(Dataset entries)
•••
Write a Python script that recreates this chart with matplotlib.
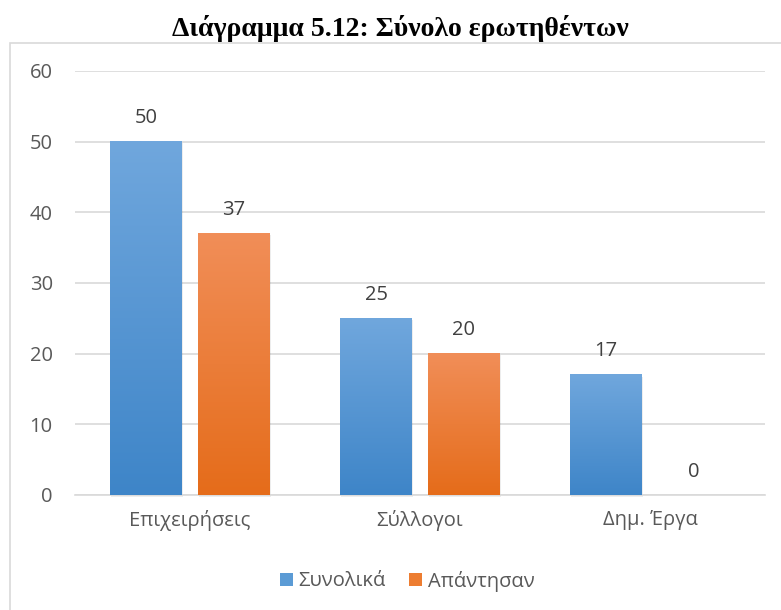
import matplotlib
matplotlib.use("Agg")
import matplotlib.pyplot as plt
import numpy as np
from matplotlib.patches import Rectangle, Patch
from matplotlib.colors import LinearSegmentedColormap

categories = ["Επιχειρήσεις", "Σύλλογοι", "Δημ. Έργα"]
series_names = ["Συνολικά", "Απάντησαν"]
synolika = [50, 25, 17]
apantisan = [37, 20, 0]
yticks = [0, 10, 20, 30, 40, 50, 60]

blue_top, blue_bot = "#70A7DD", "#3E85C8"
orange_top, orange_bot = "#F18E58", "#E56C1A"

plt.rcParams['font.family'] = ['Open Sans', 'DejaVu Sans']
fig = plt.figure(figsize=(7.81, 6.10), dpi=100)
ax = fig.add_axes([75/781, 1-495/610, 690/781, 424/610])

x = np.arange(len(categories))
w = 0.313
off = 0.191
text_color = "#595959"
fs = 14.5

def grad_bars(bars, ctop, cbot):
    cmap = LinearSegmentedColormap.from_list("g", [cbot, ctop])
    grad = np.linspace(0, 1, 256).reshape(-1, 1)
    for b in bars:
        h = b.get_height()
        if h <= 0:
            continue
        x0 = b.get_x()
        sh = Rectangle((x0 + 0.006, -0.25), b.get_width(), h, facecolor="#000000",
                       alpha=0.07, edgecolor="none", zorder=2, clip_on=False)
        ax.add_patch(sh)
        ax.imshow(grad, cmap=cmap, aspect="auto", origin="lower",
                  extent=(x0, x0 + b.get_width(), 0, h), zorder=3)
        b.set_visible(False)

b1 = ax.bar(x - off, synolika, w, color=blue_bot, zorder=3)
b2 = ax.bar(x + off, apantisan, w, color=orange_bot, zorder=3)
grad_bars(b1, blue_top, blue_bot)
grad_bars(b2, orange_top, orange_bot)

for bars, vals in ((b1, synolika), (b2, apantisan)):
    for b, v in zip(bars, vals):
        ax.text(b.get_x() + b.get_width()/2, v + 1.9, str(v), ha="center", va="bottom",
                fontsize=fs, color="#404040", zorder=4)

ax.set_xlim(-0.5, len(categories) - 0.5)
ax.set_ylim(0, 60)
ax.set_yticks(yticks)
ax.set_xticks(x)
ax.set_xticklabels(categories)
ax.tick_params(axis="both", length=0, labelsize=fs, labelcolor=text_color)
ax.tick_params(axis="y", pad=16)
ax.tick_params(axis="x", pad=11)
ax.grid(axis="y", color="#D9D9D9", linewidth=1.2, zorder=0)
ax.set_axisbelow(True)
for s in ["top", "right", "left"]:
    ax.spines[s].set_visible(False)
ax.spines["bottom"].set_color("#D9D9D9")
ax.spines["bottom"].set_linewidth(1.2)

handles = [Patch(facecolor="#5B9BD5", edgecolor="none"), Patch(facecolor="#ED7D31", edgecolor="none")]
fig.legend(handles, series_names, loc="center", bbox_to_anchor=(407/781, 1-581/610), ncol=2,
           frameon=False, fontsize=fs, labelcolor=text_color, handlelength=0.65, handleheight=0.65,
           handletextpad=0.25, columnspacing=1.2)

fig.add_artist(Rectangle((10/781, -0.05), 1.0, 1 - 43/610 + 0.05, transform=fig.transFigure,
                         facecolor="none", edgecolor="#D9D9D9", linewidth=1.2))

fig.text(400/781, 1-29/610, "Διάγραμμα 5.12: Σύνολο ερωτηθέντων", ha="center", va="center",
         fontsize=20, fontweight="bold", family=["Liberation Serif", "DejaVu Serif"], color="black")

fig.savefig("out.png", dpi=100)
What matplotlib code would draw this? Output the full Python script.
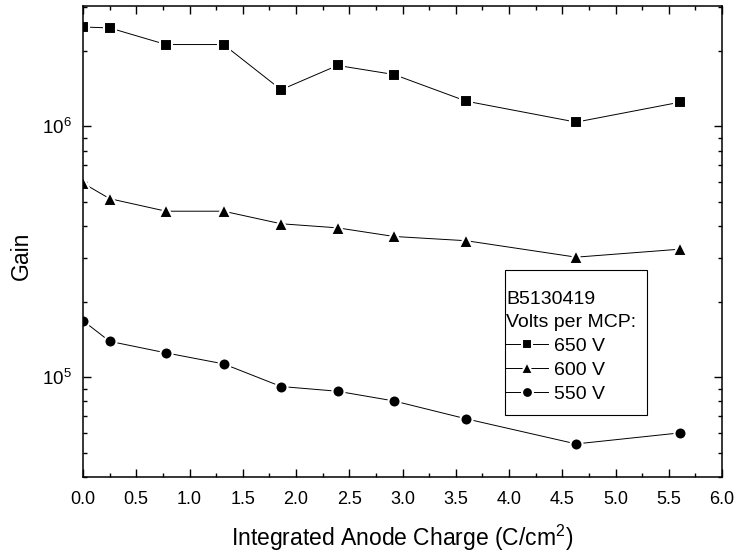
import numpy as np
import matplotlib
matplotlib.use('Agg')
import matplotlib.pyplot as plt
from matplotlib.patches import Rectangle
from matplotlib.ticker import LogLocator, MultipleLocator, LogFormatterSciNotation, NullFormatter

plt.rcParams['font.family'] = ['Liberation Sans', 'DejaVu Sans']
plt.rcParams['mathtext.fontset'] = 'custom'
plt.rcParams['mathtext.rm'] = 'Liberation Sans'
plt.rcParams['mathtext.it'] = 'Liberation Sans:italic'

# integrated anode charge (C/cm^2)
charge = [0.0, 0.25, 0.78, 1.32, 1.86, 2.39, 2.92, 3.60, 4.63, 5.61]

gain_650 = [2.49e6, 2.47e6, 2.12e6, 2.12e6, 1.40e6, 1.75e6, 1.61e6, 1.26e6, 1.04e6, 1.25e6]
gain_600 = [5.94e5, 5.15e5, 4.59e5, 4.59e5, 4.09e5, 3.94e5, 3.64e5, 3.50e5, 3.01e5, 3.24e5]
gain_550 = [1.68e5, 1.39e5, 1.25e5, 1.13e5, 9.18e4, 8.79e4, 8.04e4, 6.82e4, 5.42e4, 6.00e4]

series = [(gain_650, 's', 8.2, '650 V'),
          (gain_600, '^', 9.5, '600 V'),
          (gain_550, 'o', 8.7, '550 V')]

W, H = 738, 552
fig = plt.figure(figsize=(W/100, H/100), dpi=100)
ax = fig.add_axes([83/W, 1-477/H, (722-83)/W, (477-6)/H])

for g, m, ms, lab in series:
    ax.plot(charge, g, color='black', lw=0.7, marker=m, ms=ms,
            mfc='black', mec='white', mew=1.5, label=lab)

ax.set_yscale('log')
ax.set_xlim(0, 6)
ax.set_ylim(4.0e4, 3.02e6)

ax.xaxis.set_major_locator(MultipleLocator(0.5))
ax.xaxis.set_minor_locator(MultipleLocator(0.25))
ax.xaxis.set_major_formatter(plt.FormatStrFormatter('%.1f'))
ax.yaxis.set_major_locator(LogLocator(base=10, numticks=10))
ax.yaxis.set_minor_locator(LogLocator(base=10, subs=np.arange(2, 10), numticks=10))
ax.yaxis.set_major_formatter(LogFormatterSciNotation())
ax.yaxis.set_minor_formatter(NullFormatter())

ax.tick_params(which='both', direction='in', top=True, right=True, width=1.0, colors='black')
ax.tick_params(which='major', length=6)
ax.tick_params(which='minor', length=3)
ax.tick_params(axis='x', which='major', labelsize=13, pad=10)
ax.tick_params(axis='y', which='major', labelsize=13.5, pad=8)
for s in ax.spines.values():
    s.set_linewidth(1.1)

ax.set_xlabel('Integrated Anode Charge (C/cm$^2$)', fontsize=16.5, labelpad=11)
ax.set_ylabel('Gain', fontsize=16.5, labelpad=7, y=0.469)

# legend box (drawn separately so the padding matches)
fig.patches.append(Rectangle((505/W, 1-415/H), 142/W, 145/H, transform=fig.transFigure,
                             fill=False, edgecolor='black', lw=0.8, zorder=5))
leg = ax.legend(title='B5130419\nVolts per MCP:', loc='upper left',
                bbox_to_anchor=(506/W, 1-291/H), bbox_transform=fig.transFigure,
                fontsize=14, title_fontsize=14, alignment='left',
                frameon=False, handlelength=2.15, handletextpad=0.3, labelspacing=0.33,
                borderpad=0.0, borderaxespad=0, markerscale=0.9)
leg.get_title().set_linespacing(1.45)

fig.savefig('out.png', dpi=100)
•••
(WRITTEN EXERCISE)
In the data above, count the lines where the word "script" appears; reply with the number only.

(OUTPUT BELOW)
2